Let’s discuss how this process initially broke down.
“So everything started out going great. Shoots were happening successfully, everything was wonderful. All of a sudden I get a call from our photographer, slightly panicked, and he's like, all of the barcodes are blank. He's like, every fourth person or so that's coming in, they have no barcode. They're showing me their email, but the barcode isn't there.”
“We have what we call emergency shoot data, emergency bookings is what we call them. So worst case scenario, a session can happen. I told the photographer, I was like, don't panic, just grab cards from your emergency, use those. Don't worry. I will get you an answer as quickly as possible. All right, call Stacey. I'm like, I'm not freaking out, but I'm freaking out. And I was like, there's no barcodes. So we just start digging in. I mean, there's no question. We just start digging in. We're looking at the account. She's like, I got Kyle on chat. He's going to look into this. I'm going to look into this. You're going to look into this. I was like, great. So we all do our looking into stuff. We come back together, we collaborate, and we were like, oh, we didn't anticipate this. So we'd link the roster, which is a member listing online to the signup where they actually pick their times. “
“The oversight was twofold. One, could we fix the duplication type of thing, or at least warnings or something else. Two, when it ran out of barcodes, can we alert somebody so that we can maybe fix it before we get to the session? And then three, is there just a better way to do this that we could eliminate both of these problems?
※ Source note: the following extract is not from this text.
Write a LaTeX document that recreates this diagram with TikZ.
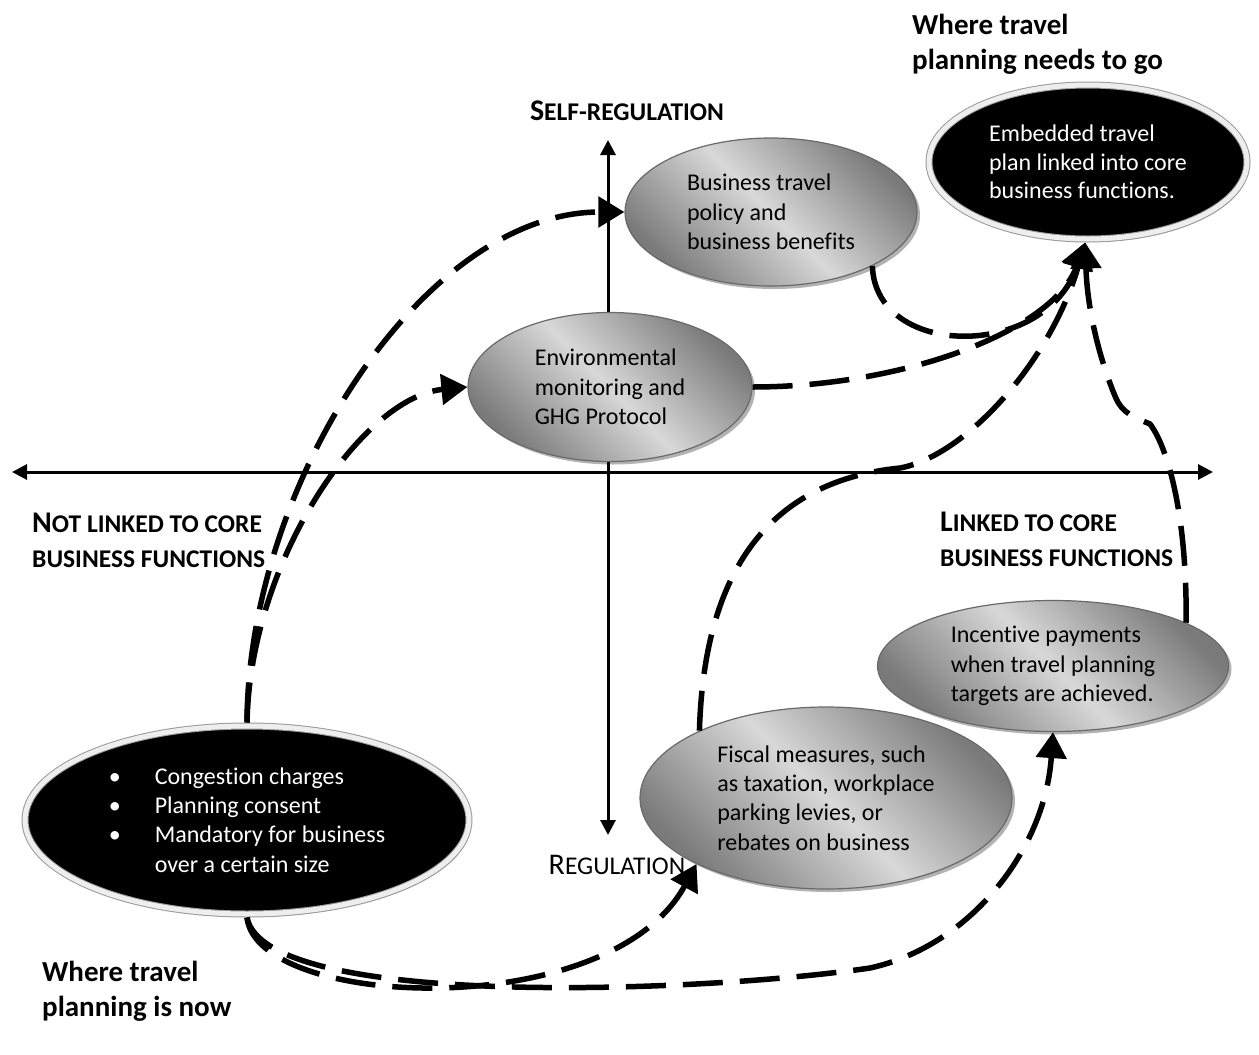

So those were some major, major issues for that. Oh boy. That first shoot. And so what stinks about some of that too is once we figured out the problem, now we had to figure out what other groups were affected by this problem. “
One of our team members said, you know, even with all of [these roll-out issues] the new process is still faster and easier.
What’s been helpful for your team, clients, and customers?
“The feedback from the photographers has been wonderful, and I would say not only the experience, but the cost savings. I mean, we don't have to stock all this card stock. I don't have somebody printing and cutting and boxing and shipping all of this stuff. So materials, printers, printer maintenance people. I mean, we've freed up people and we've saved cost on materials. So although it was a bigger endeavor to build all of this solution, we hope that we're going to get our return within about a year. And so this stuff that we're doing now is improvements on that. So I think that's been something that can't go unnoticed. And we had this notorious problem where people would get their picture taken and then just walk out. So then they would never put their data into the computer and we didn't know who they were. So you want to see your picture, you just got it taken, I don't understand, whatever. They just leave. And so now with the new barcode system, everyone has to register to get a barcode. So even if they walk out, I know who they are.”
Do you have any advice you’d give others?
“Planning. I think the planning was, it was really important. And having a team, I mean, again, we have such a great relationship with light, be with Stacy. She knows our business, she knows me. We work well together. So we've learned through some project successes and failures. That planning is our key. So I would say just take the time to plan it out, but then also don't be afraid to just take the plunge, just jump in and do it. Once you feel like you've done the best you can do with the planning part, take the leap and realize that it's not going to go perfectly, but just do it. But I think just having a great team and knowing that you're going to work through whatever things come up is probably the best safety net you can have.”